I had one strong thought in my head after seeing Mimi Leder‘s On The Basis of Sex (Focus Features, 12.25), a well-meaning but mediocre saga about the formative years of legendary Supreme Court Justice Ruth Bader Ginsburg (Felicity Jones).
That thought was that Betsy West and Julie Cohen‘s RBG, the hit documentary about Ginsburg’s life and career, is a much better movie — smarter, more engrossing for sticking to the facts, no callow tricks or formulaic finessings.
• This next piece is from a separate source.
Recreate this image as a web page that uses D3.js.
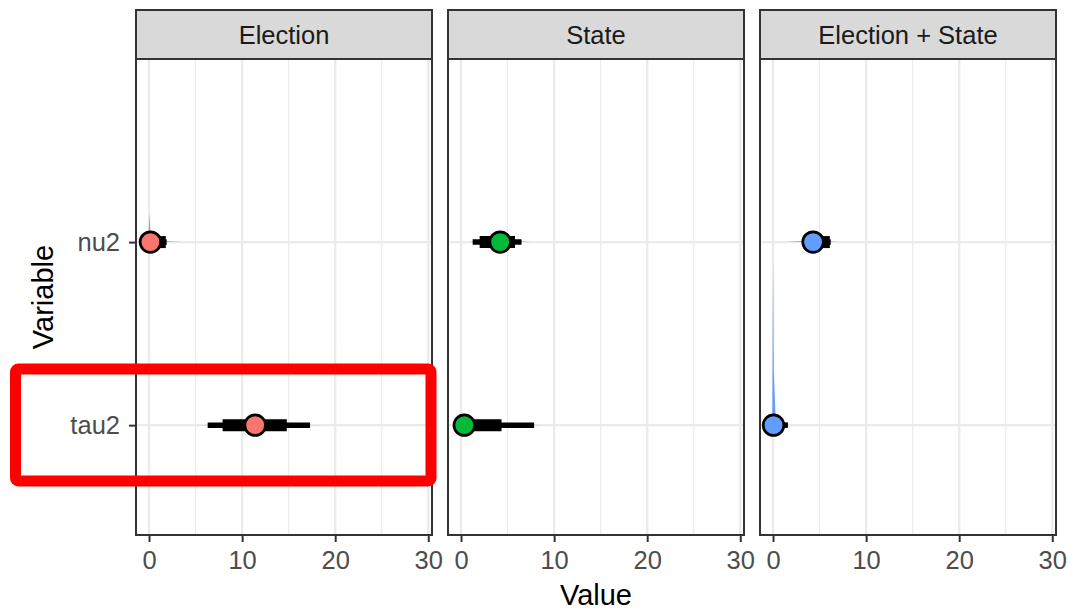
<!DOCTYPE html>
<html><head><meta charset="utf-8">
<script src="https://cdn.jsdelivr.net/npm/d3@7"></script>
<style>body{margin:0;background:#fff}svg{display:block}</style>
</head><body>
<svg id="c" width="1069" height="611"></svg>
<script>
// ---- data ----
const panels = ["Election", "State", "Election + State"];
const variables = ["nu2", "tau2"];
const colors = ["#F8766D", "#00BA38", "#619CFF"];
const xTicks = [0, 10, 20, 30];
const xMinor = [5, 15, 25];
// medians per panel, [nu2, tau2]
const medians = [[0.15, 11.4], [4.2, 0.35], [4.3, 0.05]];
// 66% intervals per panel, [nu2, tau2]
const thick = [[[0.0, 1.8], [7.9, 14.8]], [[2.0, 5.8], [0.0, 4.35]], [[3.6, 6.1], [0.0, 0.8]]];
// 95% intervals per panel, [nu2, tau2]
const thin = [[[0.0, 1.9], [6.3, 17.3]], [[1.25, 6.5], [0.0, 7.85]], [[3.4, 6.2], [0.0, 1.6]]];
// density outlines: [value, height in row units]
const densNu2 = [
  [[-0.1,0],[0.0,0.1],[0.05,0.16],[0.12,0.08],[0.3,0.01],[1.5,0.004],[3.5,0]],
  [[0.8,0],[2.5,0.005],[4,0.007],[5.5,0.005],[7.5,0]],
  [[1.5,0],[3,0.005],[4.3,0.007],[5.5,0.005],[7,0]]
];
const densTau2 = [
  [[5,0],[8,0.002],[11,0.003],[14,0.002],[19,0]],
  [[-0.1,0],[0,0.01],[2,0.004],[6,0.002],[9,0]],
  [[-0.08,0],[0.0,0.9],[0.08,0.3],[0.3,0.01],[1.5,0]]
];

// ---- layout ----
const svg = d3.select("#c");
const panelW = 296, gap = 16, left0 = 136;
const stripTop = 10, panelTop = 59, panelBot = 535;
const font = "'Liberation Sans', Arial, sans-serif";
const tickFont = 25.5;

const y = d3.scaleLinear().domain([0.4, 3.0]).range([panelBot, panelTop]);
const yPos = v => variables.indexOf(v) === 0 ? y(2) : y(1);

panels.forEach((p, i) => {
  const x0 = left0 + i * (panelW + gap);
  const x = d3.scaleLinear().domain([-1.4, 30.4]).range([x0, x0 + panelW]);
  const g = svg.append("g");
  g.append("rect").attr("x", x0).attr("y", panelTop).attr("width", panelW)
    .attr("height", panelBot - panelTop).attr("fill", "#fff");
  g.selectAll(".mn").data(xMinor).join("line")
    .attr("x1", d => x(d)).attr("x2", d => x(d)).attr("y1", panelTop).attr("y2", panelBot)
    .attr("stroke", "#EBEBEB").attr("stroke-width", 1.2);
  g.selectAll(".mj").data(xTicks).join("line")
    .attr("x1", d => x(d)).attr("x2", d => x(d)).attr("y1", panelTop).attr("y2", panelBot)
    .attr("stroke", "#EBEBEB").attr("stroke-width", 2.4);
  g.selectAll(".hy").data(variables).join("line")
    .attr("x1", x0).attr("x2", x0 + panelW).attr("y1", d => yPos(d)).attr("y2", d => yPos(d))
    .attr("stroke", "#EBEBEB").attr("stroke-width", 2.4);

  const dens = [densNu2[i], densTau2[i]];
  dens.forEach((d, k) => {
    const base = k === 0 ? 2 : 1;
    const area = d3.area().x(q => x(q[0])).y0(y(base)).y1(q => y(base + q[1]));
    g.append("path").datum(d).attr("d", area).attr("fill", colors[i]);
  });

  variables.forEach((v, k) => {
    const yy = yPos(v);
    g.append("line").attr("x1", x(thin[i][k][0])).attr("x2", x(thin[i][k][1]))
      .attr("y1", yy).attr("y2", yy).attr("stroke", "#000").attr("stroke-width", 5.5);
    g.append("line").attr("x1", x(thick[i][k][0])).attr("x2", x(thick[i][k][1]))
      .attr("y1", yy).attr("y2", yy).attr("stroke", "#000").attr("stroke-width", 12);
    g.append("circle").attr("cx", x(medians[i][k])).attr("cy", yy).attr("r", 10.3)
      .attr("fill", colors[i]).attr("stroke", "#000").attr("stroke-width", 2.7);
  });

  g.append("rect").attr("x", x0).attr("y", panelTop).attr("width", panelW)
    .attr("height", panelBot - panelTop).attr("fill", "none").attr("stroke", "#333").attr("stroke-width", 2);
  g.append("rect").attr("x", x0).attr("y", stripTop).attr("width", panelW)
    .attr("height", panelTop - stripTop).attr("fill", "#D9D9D9").attr("stroke", "#333").attr("stroke-width", 2);
  g.append("text").attr("x", x0 + panelW / 2).attr("y", 44).attr("text-anchor", "middle")
    .attr("font-family", font).attr("font-size", tickFont).attr("fill", "#1A1A1A").text(p);

  const ax = d3.axisBottom(x).tickValues(xTicks).tickSize(7).tickPadding(9).tickFormat(d3.format("d"));
  const axg = svg.append("g").attr("transform", `translate(0,${panelBot})`).call(ax);
  axg.select(".domain").remove();
  axg.selectAll(".tick line").attr("stroke", "#333").attr("stroke-width", 2);
  axg.selectAll(".tick text").attr("font-family", font).attr("font-size", tickFont).attr("fill", "#4D4D4D")
    .attr("dy", "0.71em");

  if (i === 0) {
    const yAx = d3.axisLeft(d3.scalePoint().domain(variables).range([yPos("nu2"), yPos("tau2")]))
      .tickSize(7).tickPadding(9);
    const ayg = svg.append("g").attr("transform", `translate(${x0},0)`).call(yAx);
    ayg.select(".domain").remove();
    ayg.selectAll(".tick line").attr("stroke", "#333").attr("stroke-width", 2);
    ayg.selectAll(".tick text").attr("font-family", font).attr("font-size", tickFont).attr("fill", "#4D4D4D");
  }
});

svg.append("text").attr("x", left0 + (3 * panelW + 2 * gap) / 2).attr("y", 605).attr("text-anchor", "middle")
  .attr("font-family", font).attr("font-size", 29).attr("fill", "#000").text("Value");
svg.append("text").attr("transform", `translate(53,${(panelTop + panelBot) / 2}) rotate(-90)`)
  .attr("text-anchor", "middle").attr("font-family", font).attr("font-size", 29).attr("fill", "#000").text("Variable");

svg.append("rect").attr("x", 15.5).attr("y", 369).attr("width", 415.5).attr("height", 112)
  .attr("rx", 3).attr("fill", "none").attr("stroke", "#FF0000").attr("stroke-width", 11);
</script>
</body></html>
And yet it gets you emotionally.
On The Basis of Sex is a Ruth Bader Ginsburg primer for none-too-brights — a frequently unsubtle, Hollywood-style treatment that clumsily tries to milk or manipulate every emotional occurence or, failing that, charm the audience at every turn.
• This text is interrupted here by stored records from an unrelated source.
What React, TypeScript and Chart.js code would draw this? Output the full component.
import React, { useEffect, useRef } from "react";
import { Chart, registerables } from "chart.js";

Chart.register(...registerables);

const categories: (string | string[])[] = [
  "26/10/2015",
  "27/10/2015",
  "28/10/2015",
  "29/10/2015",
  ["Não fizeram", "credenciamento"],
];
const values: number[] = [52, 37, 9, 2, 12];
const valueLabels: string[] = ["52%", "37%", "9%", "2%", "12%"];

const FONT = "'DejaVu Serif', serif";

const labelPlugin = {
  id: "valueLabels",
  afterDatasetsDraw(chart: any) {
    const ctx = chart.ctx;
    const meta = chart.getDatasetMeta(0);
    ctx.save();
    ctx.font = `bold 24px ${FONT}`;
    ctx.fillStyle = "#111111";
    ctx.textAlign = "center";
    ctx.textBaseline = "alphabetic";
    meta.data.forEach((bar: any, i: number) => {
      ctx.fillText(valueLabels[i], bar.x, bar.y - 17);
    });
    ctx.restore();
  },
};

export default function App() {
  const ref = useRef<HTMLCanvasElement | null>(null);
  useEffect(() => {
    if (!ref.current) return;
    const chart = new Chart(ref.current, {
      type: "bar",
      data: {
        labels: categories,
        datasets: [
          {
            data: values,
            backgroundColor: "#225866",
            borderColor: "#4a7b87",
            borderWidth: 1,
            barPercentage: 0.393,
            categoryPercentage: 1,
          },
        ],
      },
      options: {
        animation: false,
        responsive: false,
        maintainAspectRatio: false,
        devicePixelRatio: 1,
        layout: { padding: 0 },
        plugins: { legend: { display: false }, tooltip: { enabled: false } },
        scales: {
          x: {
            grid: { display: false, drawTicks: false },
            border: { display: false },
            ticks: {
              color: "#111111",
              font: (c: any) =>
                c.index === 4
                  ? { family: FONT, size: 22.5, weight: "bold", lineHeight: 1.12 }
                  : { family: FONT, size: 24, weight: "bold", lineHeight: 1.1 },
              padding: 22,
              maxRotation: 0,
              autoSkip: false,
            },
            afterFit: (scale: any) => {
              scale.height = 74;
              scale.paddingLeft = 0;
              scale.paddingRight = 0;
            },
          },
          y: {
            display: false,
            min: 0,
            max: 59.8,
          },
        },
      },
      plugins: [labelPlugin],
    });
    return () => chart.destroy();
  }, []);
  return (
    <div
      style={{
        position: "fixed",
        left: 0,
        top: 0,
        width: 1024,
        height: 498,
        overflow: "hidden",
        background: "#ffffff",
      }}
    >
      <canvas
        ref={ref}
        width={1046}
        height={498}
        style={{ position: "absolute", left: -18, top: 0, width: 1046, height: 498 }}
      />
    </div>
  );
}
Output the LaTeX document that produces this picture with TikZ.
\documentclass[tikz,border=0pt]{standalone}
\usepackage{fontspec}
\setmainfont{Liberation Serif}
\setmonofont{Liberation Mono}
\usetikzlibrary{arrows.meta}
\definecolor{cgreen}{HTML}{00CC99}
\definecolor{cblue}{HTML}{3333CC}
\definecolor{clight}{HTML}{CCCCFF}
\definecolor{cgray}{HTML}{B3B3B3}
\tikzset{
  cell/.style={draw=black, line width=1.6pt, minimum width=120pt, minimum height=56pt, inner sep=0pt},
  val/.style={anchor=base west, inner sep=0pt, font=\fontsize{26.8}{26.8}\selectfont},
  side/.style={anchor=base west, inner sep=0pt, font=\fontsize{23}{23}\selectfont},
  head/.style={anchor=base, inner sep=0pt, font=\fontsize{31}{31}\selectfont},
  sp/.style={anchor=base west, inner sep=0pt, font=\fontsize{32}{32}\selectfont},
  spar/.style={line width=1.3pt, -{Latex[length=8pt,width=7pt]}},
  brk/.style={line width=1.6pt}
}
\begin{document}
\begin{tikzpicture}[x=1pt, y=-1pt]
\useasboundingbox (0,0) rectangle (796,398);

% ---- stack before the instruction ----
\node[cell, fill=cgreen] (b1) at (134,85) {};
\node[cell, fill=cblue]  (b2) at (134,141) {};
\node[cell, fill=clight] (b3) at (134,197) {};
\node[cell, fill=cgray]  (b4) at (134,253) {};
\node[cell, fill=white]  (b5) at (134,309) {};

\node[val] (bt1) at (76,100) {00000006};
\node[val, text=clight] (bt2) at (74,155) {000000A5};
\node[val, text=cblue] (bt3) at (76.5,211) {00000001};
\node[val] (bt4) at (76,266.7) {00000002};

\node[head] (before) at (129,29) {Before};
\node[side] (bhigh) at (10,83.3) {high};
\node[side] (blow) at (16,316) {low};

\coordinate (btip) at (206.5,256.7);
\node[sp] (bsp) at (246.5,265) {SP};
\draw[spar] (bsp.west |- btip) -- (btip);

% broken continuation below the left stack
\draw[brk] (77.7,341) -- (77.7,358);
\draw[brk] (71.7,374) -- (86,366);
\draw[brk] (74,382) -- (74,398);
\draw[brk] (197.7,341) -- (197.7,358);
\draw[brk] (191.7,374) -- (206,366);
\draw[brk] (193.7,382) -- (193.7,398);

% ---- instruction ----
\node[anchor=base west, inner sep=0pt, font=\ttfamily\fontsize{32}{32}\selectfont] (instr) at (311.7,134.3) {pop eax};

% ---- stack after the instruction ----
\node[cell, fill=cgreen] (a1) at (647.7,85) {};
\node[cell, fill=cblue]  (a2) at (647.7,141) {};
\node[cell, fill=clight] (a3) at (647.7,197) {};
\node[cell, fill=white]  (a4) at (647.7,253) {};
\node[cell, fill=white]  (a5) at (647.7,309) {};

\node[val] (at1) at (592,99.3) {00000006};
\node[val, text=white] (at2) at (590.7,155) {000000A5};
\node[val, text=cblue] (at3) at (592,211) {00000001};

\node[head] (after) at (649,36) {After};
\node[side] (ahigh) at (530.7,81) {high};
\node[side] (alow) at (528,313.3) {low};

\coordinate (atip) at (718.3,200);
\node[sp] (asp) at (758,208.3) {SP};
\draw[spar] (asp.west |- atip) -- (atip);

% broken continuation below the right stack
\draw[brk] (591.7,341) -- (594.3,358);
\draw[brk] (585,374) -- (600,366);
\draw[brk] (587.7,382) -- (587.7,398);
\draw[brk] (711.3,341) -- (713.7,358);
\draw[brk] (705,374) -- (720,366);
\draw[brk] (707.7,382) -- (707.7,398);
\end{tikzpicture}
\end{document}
At every juncture the story seems to have been dumbed down to appeal to (what’s a tactful way of putting this?) viewers whose lips move at they read supermarket tabloids.
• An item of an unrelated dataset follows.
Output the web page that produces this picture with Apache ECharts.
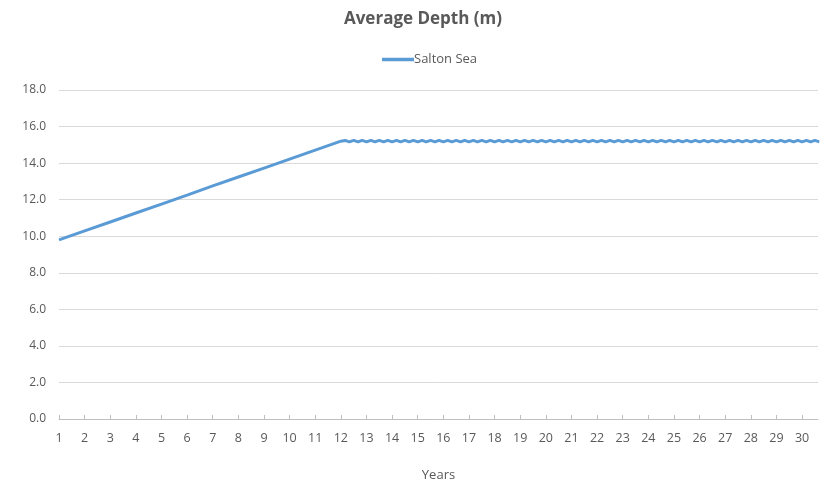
<!DOCTYPE html>
<html>
<head>
<meta charset="utf-8">
<script src="https://cdn.jsdelivr.net/npm/echarts@6/dist/echarts.min.js"></script>
<style>html,body{margin:0;padding:0;background:#fff}#c{width:820px;height:482px}</style>
</head>
<body>
<div id="c"></div>
<script>
var seriesName = 'Salton Sea';
var chartTitle = 'Average Depth (m)';
var xAxisName = 'Years';
var yearTicks = [1,2,3,4,5,6,7,8,9,10,11,12,13,14,15,16,17,18,19,20,21,22,23,24,25,26,27,28,29,30];
var years = [
  1,2,3,4,5,6,7,8,9,10,11,12,
  12.17,12.33,12.5,12.67,12.83,13,
  13.17,13.33,13.5,13.67,13.83,14,
  14.17,14.33,14.5,14.67,14.83,15,
  15.17,15.33,15.5,15.67,15.83,16,
  16.17,16.33,16.5,16.67,16.83,17,
  17.17,17.33,17.5,17.67,17.83,18,
  18.17,18.33,18.5,18.67,18.83,19,
  19.17,19.33,19.5,19.67,19.83,20,
  20.17,20.33,20.5,20.67,20.83,21,
  21.17,21.33,21.5,21.67,21.83,22,
  22.17,22.33,22.5,22.67,22.83,23,
  23.17,23.33,23.5,23.67,23.83,24,
  24.17,24.33,24.5,24.67,24.83,25,
  25.17,25.33,25.5,25.67,25.83,26,
  26.17,26.33,26.5,26.67,26.83,27,
  27.17,27.33,27.5,27.67,27.83,28,
  28.17,28.33,28.5,28.67,28.83,29,
  29.17,29.33,29.5,29.67,29.83,30,
  30.17,30.33,30.5,30.67
];
var depth = [
  9.80,10.29,10.78,11.27,11.76,12.25,12.75,13.24,13.73,14.22,14.71,15.20,
  15.24,15.16,15.24,15.16,15.24,15.16,
  15.24,15.16,15.24,15.16,15.24,15.16,
  15.24,15.16,15.24,15.16,15.24,15.16,
  15.24,15.16,15.24,15.16,15.24,15.16,
  15.24,15.16,15.24,15.16,15.24,15.16,
  15.24,15.16,15.24,15.16,15.24,15.16,
  15.24,15.16,15.24,15.16,15.24,15.16,
  15.24,15.16,15.24,15.16,15.24,15.16,
  15.24,15.16,15.24,15.16,15.24,15.16,
  15.24,15.16,15.24,15.16,15.24,15.16,
  15.24,15.16,15.24,15.16,15.24,15.16,
  15.24,15.16,15.24,15.16,15.24,15.16,
  15.24,15.16,15.24,15.16,15.24,15.16,
  15.24,15.16,15.24,15.16,15.24,15.16,
  15.24,15.16,15.24,15.16,15.24,15.16,
  15.24,15.16,15.24,15.16,15.24,15.16,
  15.24,15.16,15.24,15.16,15.24,15.16,
  15.24,15.16,15.24,15.16,15.24,15.16,
  15.24,15.16,15.24,15.16
];

var pts = years.map(function(x, i){ return [x, depth[i]]; });
var font = '"Open Sans", "Noto Sans", sans-serif';
var gray = '#595959';
var chart = echarts.init(document.getElementById('c'), null, {renderer: 'canvas'});
chart.setOption({
  animation: false,
  backgroundColor: '#ffffff',
  title: {
    text: chartTitle,
    left: 418, top: 6, textAlign: 'center',
    textStyle: {fontFamily: font, fontSize: 17, fontWeight: 'bold', color: gray}
  },
  legend: {
    data: [seriesName],
    left: 377, top: 48,
    icon: 'rect', itemWidth: 32, itemHeight: 3.5, itemGap: 10,
    textStyle: {fontFamily: font, fontSize: 13, color: gray, padding: [0,0,0,-5]}
  },
  grid: {left: 59, right: 2, top: 90, bottom: 63, containLabel: false, outerBoundsMode: 'none'},
  xAxis: {
    type: 'value', min: 1, max: 30.62, interval: 1,
    name: xAxisName, nameLocation: 'middle', nameGap: 50,
    nameTextStyle: {fontFamily: font, fontSize: 13, color: gray},
    axisLine: {show: true, lineStyle: {color: '#bfbfbf', width: 1}},
    axisTick: {show: true, inside: true, length: 4, lineStyle: {color: '#bfbfbf'}, customValues: yearTicks},
    axisLabel: {fontFamily: font, fontSize: 12.5, color: gray, margin: 13, customValues: yearTicks},
    splitLine: {show: false}
  },
  yAxis: {
    type: 'value', min: 0, max: 18, interval: 2,
    axisLine: {show: false}, axisTick: {show: false},
    axisLabel: {fontFamily: font, fontSize: 12, color: gray, margin: 13,
      formatter: function(v){ return v.toFixed(1); }},
    splitLine: {lineStyle: {color: '#d9d9d9', width: 1}}
  },
  series: [{
    name: seriesName, type: 'line', data: pts,
    showSymbol: false, symbol: 'none',
    lineStyle: {color: '#5b9bd5', width: 3},
    itemStyle: {color: '#5b9bd5'}
  }]
});
</script>
</body>
</html>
Clunky, on-the-nose dialogue. Rote direction. Cardboard characterizations. Over-acted, hamfisted performances, particularly by the sexist male villains. (Sam Waterston!) Trite plotting, predictable strategies and, in one climactic instance, the use of cliched dramatic invention that made me twitch and groan in my seat.
The term “charm offensive” has never been more grossly demonstrated than a moment in which Justin Theroux, portraying ACLU legal director Mel Wulff, greets Jones with a kind of pep-rally song that involves vigorous thigh-slapping.
Bader speaks with a fairly distinctive Brooklyn accent, so how is Jones at imitating this? Not so hot. I couldn’t really hear “Brooklyn” in her speech patterns. What I heard was “British actress doing a decent job of sounding American but not really trying to get the Brooklyn thing right.”
Believe it or not there’s a sex scene between Jones and Armie Hammer, playing Ginsburg’s attorney husband Martin. Ruth Bader Ginsburg doing the nasty? Please…cut away! It was this utterly pointless detour that told me On The Basis of Sex wouldn’t be panning out. My hopes actually started to sink less than 10 minutes after it began.